Ofgem’s energy price cap is set to increase in April, raising the maximum amount that gas & electricity suppliers can charge for variable tariffs – a move that will potentially see prices rise for millions of UK households.
Around 11 million customers will be affected by the increase. On average, each household can expect to pay around £117 more a year for their gas and electricity usage on a default tariff – up to £1254 from £1137.
The cap, introduced on the 1st of January, was initially predicted to save consumers an average of £76 annually, and so news of an impending £117 hike has not been particularly well received.
Ofgem cited increasing wholesale gas and electricity costs as the key motivation behind raising the cap. However, despite the increase set for April, the energy regulator insists that consumers are still better off than they would be if the price cap had not been introduced. Ofgem claims customers are still set to save £75-100 over the course of the year.

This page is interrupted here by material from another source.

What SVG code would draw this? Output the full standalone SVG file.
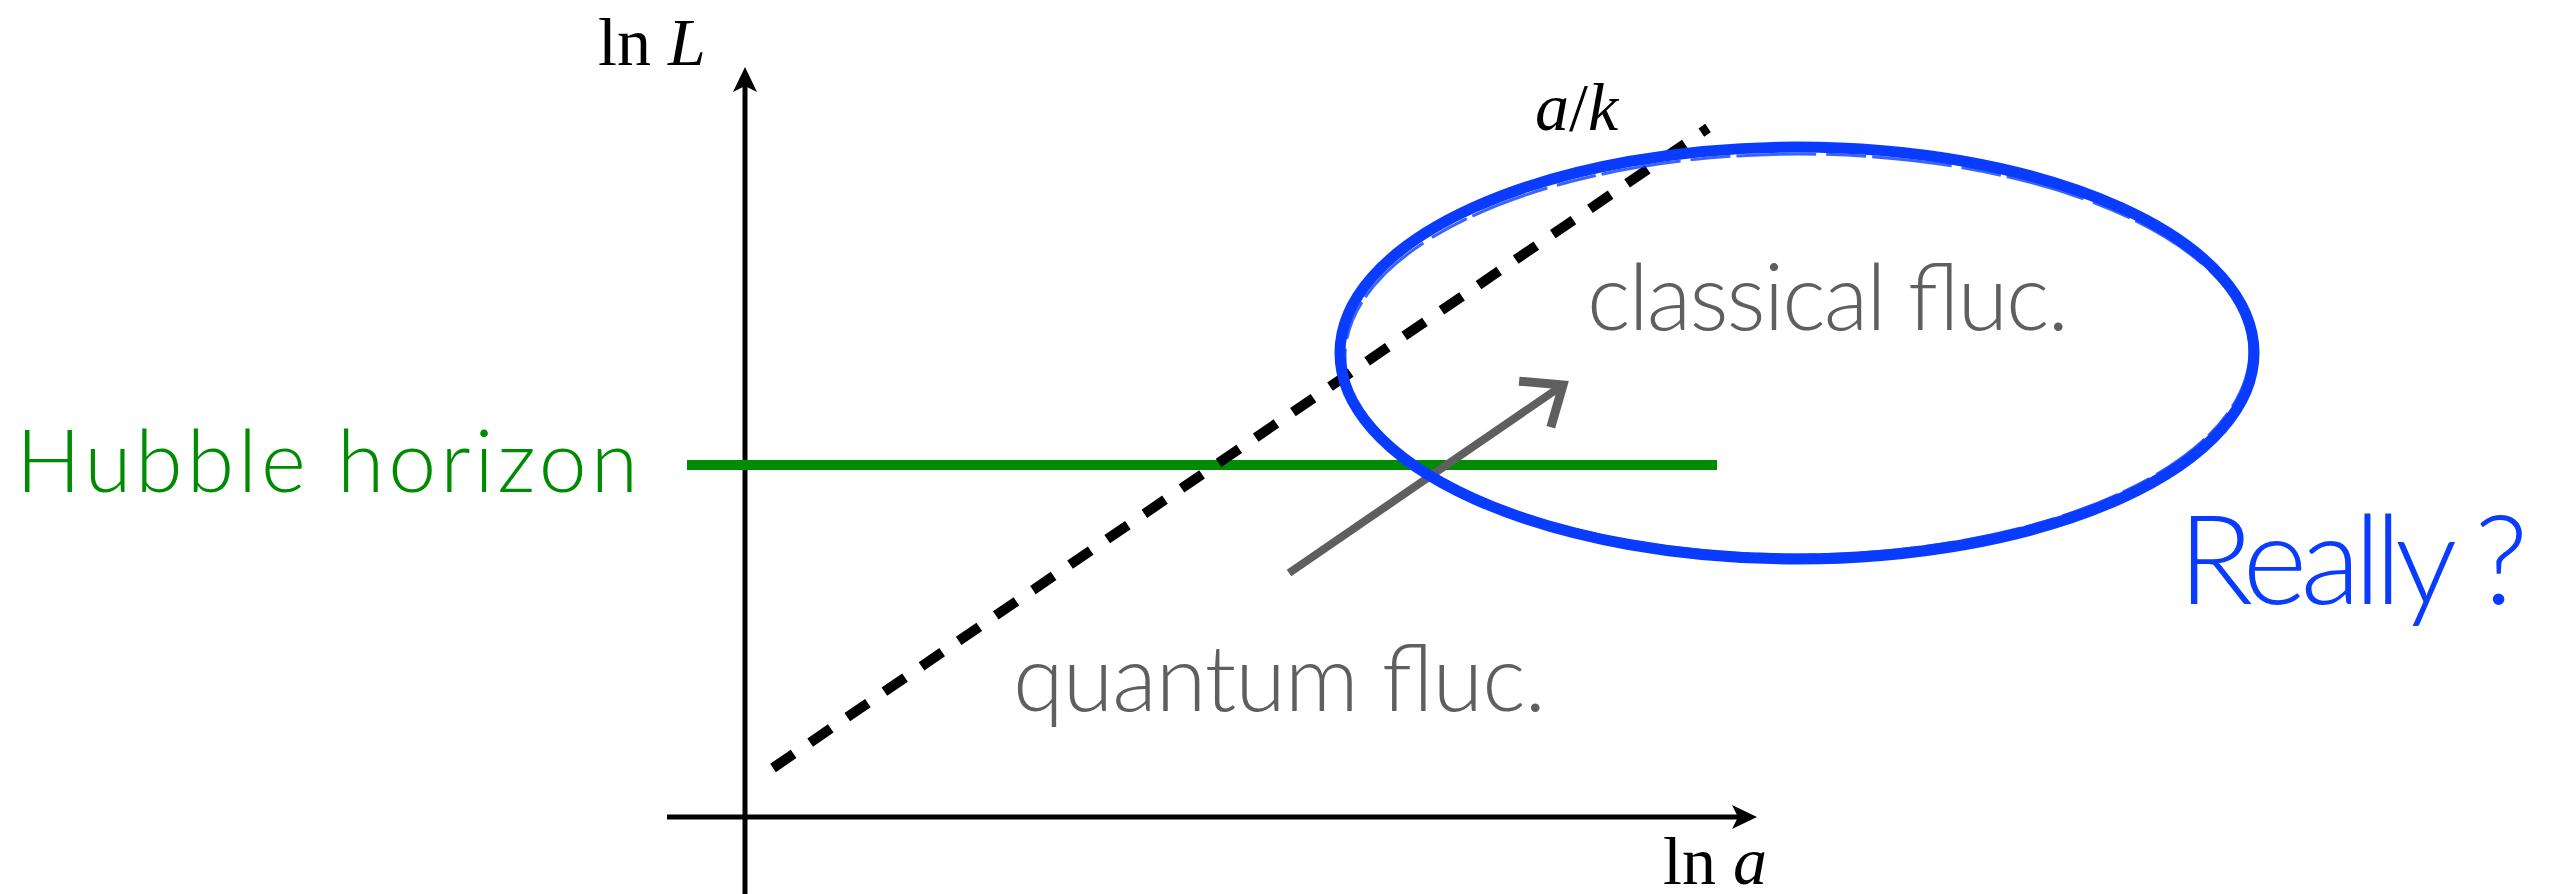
<svg xmlns="http://www.w3.org/2000/svg" width="2564" height="894" viewBox="0 0 2564 894">
<style>
.axis{stroke:#000;stroke-width:5;fill:none}
.math{font-family:"Liberation Serif","DejaVu Serif",serif;font-size:68px;fill:#000}
.it{font-style:italic}
.sans{font-family:Lato,"Open Sans","Noto Sans",sans-serif;font-weight:300}
.gray{fill:#5f5f5f}
.blue{stroke:#0a3cff;fill:none}
</style>
<defs>
<marker id="axhead" markerUnits="userSpaceOnUse" markerWidth="30" markerHeight="30" refX="6" refY="0" orient="auto" overflow="visible">
<path d="M0,-12 L25,0 L0,12 L6,0 Z" fill="#000"/>
</marker>
<marker id="grayhead" markerUnits="userSpaceOnUse" markerWidth="60" markerHeight="60" refX="0" refY="0" orient="auto" overflow="visible">
<path d="M-34,-28 L0,0 L-34,28" fill="none" stroke="#5f5f5f" stroke-width="9" stroke-linejoin="miter"/>
</marker>
</defs>
<rect width="2564" height="894" fill="#fff"/>
<g id="connectors">
<line id="x-axis" class="axis" x1="667" y1="817" x2="1738" y2="817" marker-end="url(#axhead)"/>
<line id="y-axis" class="axis" x1="745" y1="894" x2="745" y2="86" marker-end="url(#axhead)"/>
<line id="hubble-line" x1="687" y1="465" x2="1717" y2="465" stroke="#008c00" stroke-width="10"/>
<line id="ak-line" x1="773" y1="768" x2="1708" y2="128" stroke="#000" stroke-width="10" stroke-dasharray="25 20"/>
<line id="fluc-arrow" x1="1289" y1="573" x2="1563" y2="385" stroke="#5f5f5f" stroke-width="8" marker-end="url(#grayhead)"/>
</g>
<g id="ellipse">
<ellipse class="blue" cx="1797" cy="353" rx="457" ry="206" stroke-width="11"/>
<ellipse class="blue" cx="1795" cy="350" rx="455" ry="205" stroke-width="3" stroke-dasharray="60 8 30 5" opacity="0.8"/>
<ellipse class="blue" cx="1799" cy="357" rx="454" ry="203" stroke-width="3" stroke-dasharray="40 6 80 10" opacity="0.8"/>
</g>
<g id="label-lnL"><text class="math" x="598" y="65">ln <tspan class="it">L</tspan></text></g>
<g id="label-lna"><text class="math" x="1663" y="884">ln <tspan class="it">a</tspan></text></g>
<g id="label-ak"><text class="math" x="1535" y="130" font-size="74"><tspan class="it">a</tspan>/<tspan class="it">k</tspan></text></g>
<g id="hubble"><text class="sans" x="16" y="492" font-size="86" fill="#008c00" textLength="622">Hubble horizon</text></g>
<g id="classical"><text class="sans gray" x="1587" y="330" font-size="92" textLength="482">classical fluc.</text></g>
<g id="quantum"><text class="sans gray" x="1013" y="711" font-size="92" textLength="533">quantum fluc.</text></g>
<g id="really"><text class="sans" x="2178" y="604" font-size="124" fill="#0a3cff" textLength="350">Really ?</text></g>
</svg>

Ofgem CEO Dermot Nolan said:
“Under the caps, households on default tariffs are protected and will always pay a fair price for their energy, even though the levels will increase from 1 April. We can assure these customers that they remain protected from being overcharged for their energy and that these increases are only due to actual rises in energy costs, rather than excess charges from supplier profiteering”.
The price cap was only introduced to protect customers who were still on suppliers’ ‘default tariffs’, and so customers on fixed rate tariffs are not affected by it. Default tariffs typically have much higher rates as suppliers take advantage of the fact that the customer hasn’t shopped around for a cheaper deal.

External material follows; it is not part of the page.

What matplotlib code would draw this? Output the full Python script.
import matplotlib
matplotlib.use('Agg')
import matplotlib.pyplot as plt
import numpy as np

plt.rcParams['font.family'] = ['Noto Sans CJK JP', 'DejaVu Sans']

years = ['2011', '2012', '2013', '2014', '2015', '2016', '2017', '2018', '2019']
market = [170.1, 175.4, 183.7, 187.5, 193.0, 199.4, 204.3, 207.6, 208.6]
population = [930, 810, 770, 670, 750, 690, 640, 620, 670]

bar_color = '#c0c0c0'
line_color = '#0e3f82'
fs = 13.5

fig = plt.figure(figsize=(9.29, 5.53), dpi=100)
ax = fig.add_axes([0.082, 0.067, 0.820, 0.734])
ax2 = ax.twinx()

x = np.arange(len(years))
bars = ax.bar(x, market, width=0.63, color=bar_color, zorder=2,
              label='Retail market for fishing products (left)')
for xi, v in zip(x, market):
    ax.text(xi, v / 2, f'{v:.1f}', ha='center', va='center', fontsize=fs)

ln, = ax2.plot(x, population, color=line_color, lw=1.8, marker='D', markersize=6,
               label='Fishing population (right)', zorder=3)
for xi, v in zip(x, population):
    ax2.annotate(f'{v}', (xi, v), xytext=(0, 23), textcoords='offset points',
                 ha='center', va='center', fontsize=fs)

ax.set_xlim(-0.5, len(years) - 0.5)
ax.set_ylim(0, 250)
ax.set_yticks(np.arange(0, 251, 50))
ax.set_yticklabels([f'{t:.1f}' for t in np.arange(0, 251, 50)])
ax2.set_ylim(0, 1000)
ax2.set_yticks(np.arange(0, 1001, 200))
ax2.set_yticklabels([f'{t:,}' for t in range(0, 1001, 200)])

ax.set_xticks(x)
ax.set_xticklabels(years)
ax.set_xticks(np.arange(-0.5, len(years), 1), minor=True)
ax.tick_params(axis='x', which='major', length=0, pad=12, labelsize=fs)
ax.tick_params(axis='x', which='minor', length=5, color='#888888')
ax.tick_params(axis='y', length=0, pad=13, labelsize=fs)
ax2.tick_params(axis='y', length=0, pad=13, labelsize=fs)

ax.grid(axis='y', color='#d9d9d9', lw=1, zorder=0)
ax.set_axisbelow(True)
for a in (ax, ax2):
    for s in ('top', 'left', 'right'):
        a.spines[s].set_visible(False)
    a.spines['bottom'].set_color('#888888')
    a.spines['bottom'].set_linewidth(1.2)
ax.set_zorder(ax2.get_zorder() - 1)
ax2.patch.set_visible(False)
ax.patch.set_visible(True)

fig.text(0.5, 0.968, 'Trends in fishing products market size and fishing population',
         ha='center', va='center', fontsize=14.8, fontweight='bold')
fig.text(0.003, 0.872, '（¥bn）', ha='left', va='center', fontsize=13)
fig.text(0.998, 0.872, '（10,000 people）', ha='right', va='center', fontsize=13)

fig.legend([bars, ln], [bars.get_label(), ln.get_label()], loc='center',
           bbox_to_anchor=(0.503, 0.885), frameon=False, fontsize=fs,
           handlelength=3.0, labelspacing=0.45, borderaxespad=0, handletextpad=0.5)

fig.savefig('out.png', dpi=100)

Prepayment tariffs are subject to a different set of rules and a different price cap. Ofgem has stated that this cap is also set to increase, affecting a further four million customers. Annual bills for prepayment customers are set to increase by an average of £106, going from £1136 to £1242.
The price caps on energy tariffs were always set to be reviewed twice a year – with the next review to take effect by October. This doesn’t necessarily mean that prices will go up, as Ofgem aims to have prices track the rise (or fall) in the wholesale cost of energy. The regulator explained: “when costs fall consumers’ bills are cut as suppliers are prevented from keeping prices higher for longer than necessary”.

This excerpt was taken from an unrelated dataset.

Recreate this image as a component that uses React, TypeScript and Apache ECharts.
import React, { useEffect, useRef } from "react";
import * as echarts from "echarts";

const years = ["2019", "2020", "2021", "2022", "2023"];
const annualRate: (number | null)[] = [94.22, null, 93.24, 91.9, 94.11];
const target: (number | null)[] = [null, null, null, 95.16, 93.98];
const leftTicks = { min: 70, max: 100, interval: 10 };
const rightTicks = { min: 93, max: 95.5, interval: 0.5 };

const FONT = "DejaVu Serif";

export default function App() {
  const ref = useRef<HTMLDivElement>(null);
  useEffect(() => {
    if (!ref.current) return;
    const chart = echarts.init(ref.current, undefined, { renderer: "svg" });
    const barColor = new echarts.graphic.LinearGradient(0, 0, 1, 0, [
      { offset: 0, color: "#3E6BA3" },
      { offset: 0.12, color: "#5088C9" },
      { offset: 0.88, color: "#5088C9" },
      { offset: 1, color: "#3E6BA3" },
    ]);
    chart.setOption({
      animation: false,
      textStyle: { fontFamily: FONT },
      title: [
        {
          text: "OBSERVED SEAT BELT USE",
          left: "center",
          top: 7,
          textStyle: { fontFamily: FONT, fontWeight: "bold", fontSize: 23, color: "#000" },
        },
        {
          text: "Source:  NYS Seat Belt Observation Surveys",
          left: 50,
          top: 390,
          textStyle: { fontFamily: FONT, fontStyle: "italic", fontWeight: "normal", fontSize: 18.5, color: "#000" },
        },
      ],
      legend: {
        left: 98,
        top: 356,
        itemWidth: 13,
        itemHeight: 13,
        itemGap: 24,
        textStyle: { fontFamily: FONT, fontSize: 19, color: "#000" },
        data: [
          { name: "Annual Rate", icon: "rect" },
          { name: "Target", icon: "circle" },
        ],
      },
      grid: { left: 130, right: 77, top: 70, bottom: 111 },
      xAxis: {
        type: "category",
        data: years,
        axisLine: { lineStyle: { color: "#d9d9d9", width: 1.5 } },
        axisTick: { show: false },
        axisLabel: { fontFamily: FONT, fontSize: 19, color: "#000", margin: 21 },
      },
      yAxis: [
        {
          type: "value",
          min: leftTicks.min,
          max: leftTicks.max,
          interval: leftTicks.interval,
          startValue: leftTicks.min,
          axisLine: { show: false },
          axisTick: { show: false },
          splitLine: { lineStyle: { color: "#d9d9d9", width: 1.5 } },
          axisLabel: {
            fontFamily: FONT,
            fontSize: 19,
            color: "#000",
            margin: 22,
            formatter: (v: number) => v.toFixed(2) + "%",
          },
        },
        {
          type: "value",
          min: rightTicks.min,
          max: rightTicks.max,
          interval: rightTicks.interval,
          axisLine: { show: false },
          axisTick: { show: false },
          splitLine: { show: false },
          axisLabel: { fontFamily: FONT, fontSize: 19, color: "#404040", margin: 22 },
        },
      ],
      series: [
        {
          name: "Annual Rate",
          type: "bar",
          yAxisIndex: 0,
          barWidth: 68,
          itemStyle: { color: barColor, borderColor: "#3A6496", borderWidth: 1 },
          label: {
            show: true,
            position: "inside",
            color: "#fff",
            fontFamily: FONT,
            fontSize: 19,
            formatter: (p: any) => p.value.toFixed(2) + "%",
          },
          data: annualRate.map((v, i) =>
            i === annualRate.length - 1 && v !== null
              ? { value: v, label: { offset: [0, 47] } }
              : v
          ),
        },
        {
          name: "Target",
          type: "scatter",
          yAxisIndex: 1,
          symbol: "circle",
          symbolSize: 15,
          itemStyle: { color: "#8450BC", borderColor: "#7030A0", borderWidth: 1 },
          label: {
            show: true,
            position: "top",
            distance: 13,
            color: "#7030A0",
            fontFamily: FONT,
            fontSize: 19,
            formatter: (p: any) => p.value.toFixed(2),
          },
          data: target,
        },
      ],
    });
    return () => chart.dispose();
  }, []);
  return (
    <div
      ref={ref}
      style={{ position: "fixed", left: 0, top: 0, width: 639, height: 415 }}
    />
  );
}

The price cap was unsurprisingly unpopular with energy suppliers. A merger between SSE and npower was scrapped back in December as a result, with Centrica (the owner of British Gas) predicting a drop in profits to the tune of £70m in the first quarter of 2019. However, the price cap increase may ease the pressure on suppliers, as Centrica experienced a 1% jump in the value of their share price after Ofgem’s announcement.